List time again-this one involving how the administration is going to pay for the health care overhaul:
L3, P1: We will get rid of excess, waste, and overload (see L2, P3).
L3, P2: We will increase taxes.
Finally! Obama arrived in the same ballpark as Doris's question.
Obama then noted that Doris pays Medicare taxes but Warren Buffet doesn't-ignoring the fact that Warren Buffet doesn't want or need Medicare. (Doris might not either, but let's assume for the moment that she does.)
The President proposed that we tax, for the sake of fairness, individuals making over $200,000 or couples making over $250,000 a year-you know, Warren Buffet, basically-an exorbitant amount for services they probably don't want or need.
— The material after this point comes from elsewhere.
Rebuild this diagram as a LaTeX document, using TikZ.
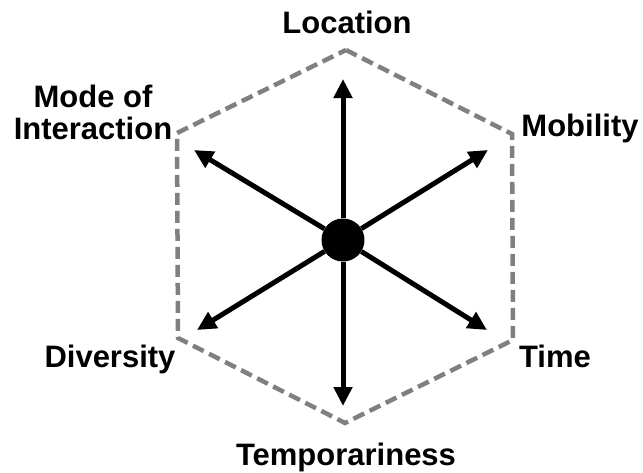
\documentclass[tikz,border=0pt]{standalone}
\usepackage{fontspec}
\setmainfont{Liberation Sans}
\usetikzlibrary{arrows.meta}
\definecolor{HexGray}{RGB}{128,128,128}
\colorlet{SpokeBlack}{black}

\begin{document}
\begin{tikzpicture}[x=1pt,y=-1pt,
    lbl/.style={font=\fontsize{31}{32}\selectfont\bfseries,inner sep=0pt,align=center},
    spoke/.style={-{Triangle[length=19pt,width=18pt]},line width=5pt,SpokeBlack},
    hexline/.style={HexGray,line width=4.5pt,dash pattern=on 12pt off 6pt}]
  \useasboundingbox (0,0) rectangle (643,472);
  % hexagon corners
  \coordinate (vTop) at (346,50);
  \coordinate (vUR) at (512,134);
  \coordinate (vLR) at (513,340);
  \coordinate (vBot) at (345,423);
  \coordinate (vLL) at (178,338);
  \coordinate (vUL) at (177,133);
  \draw[hexline] (vTop) -- (vUR) -- (vLR) -- (vBot) -- (vLL) -- (vUL) -- cycle;
  % hub and spokes
  \node[circle,fill=SpokeBlack,minimum size=43pt,inner sep=0pt] (hub) at (343,240) {};
  \coordinate (aLoc) at (343,79);
  \coordinate (aMob) at (488,150);
  \coordinate (aTime) at (487,330);
  \coordinate (aTemp) at (343,406);
  \coordinate (aDiv) at (197,330);
  \coordinate (aMode) at (194,150);
  \foreach \tip in {aLoc,aMob,aTime,aTemp,aDiv,aMode}
    \draw[spoke] (hub) -- (\tip);
  % labels
  \node[lbl,anchor=base] (loc) at (347,33) {Location};
  \node[lbl,anchor=base] (mob) at (580,136) {Mobility};
  \node[lbl,anchor=base] (time) at (555,367) {Time};
  \node[lbl,anchor=base] (temp) at (346,465) {Temporariness};
  \node[lbl,anchor=base] (div) at (110,367) {Diversity};
  \node[lbl] (mode) at (93,112) {Mode of\\Interaction};
\end{tikzpicture}
\end{document}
He did not address the tax-sorry, "fine"-to be levied on citizens who do not comply with the individual mandate to purchase government-approved health insurance, which is presumably what Doris was alluding to in her question.
Obama closed with a litany of campaign-style talking points: he mentioned for the 1.3 trillionth time that he had inherited a $1.3 trillion deficit; condemned the cost of the prescription drug plan and Medicare Part D; bashed the Iraq war and the Bush tax cuts; bemoaned mounting credit card and home loan debt; cited the stimulus bill and something called FMAP; referenced PAYGO and earmarks and... ugh, I can't take it anymore.
One wonders what Doris did to deserve the karmic retribution of such a longwinded, tortuous answer, or why Obama decided to inflict it upon her. Perhaps he was using an innocent victim to try to compensate for twelve months of failing to take a leadership role in pushing his bill through Congress or adequately allay constituents' concerns about its costs.
If Obama is still going around giving a 17-minute apologia for a fundamental point of the bill he claims Americans are clamoring for but just don't realize yet, he's going to have an awfully hard time changing anyone's mind on his whirlwind national health care snake oil tour.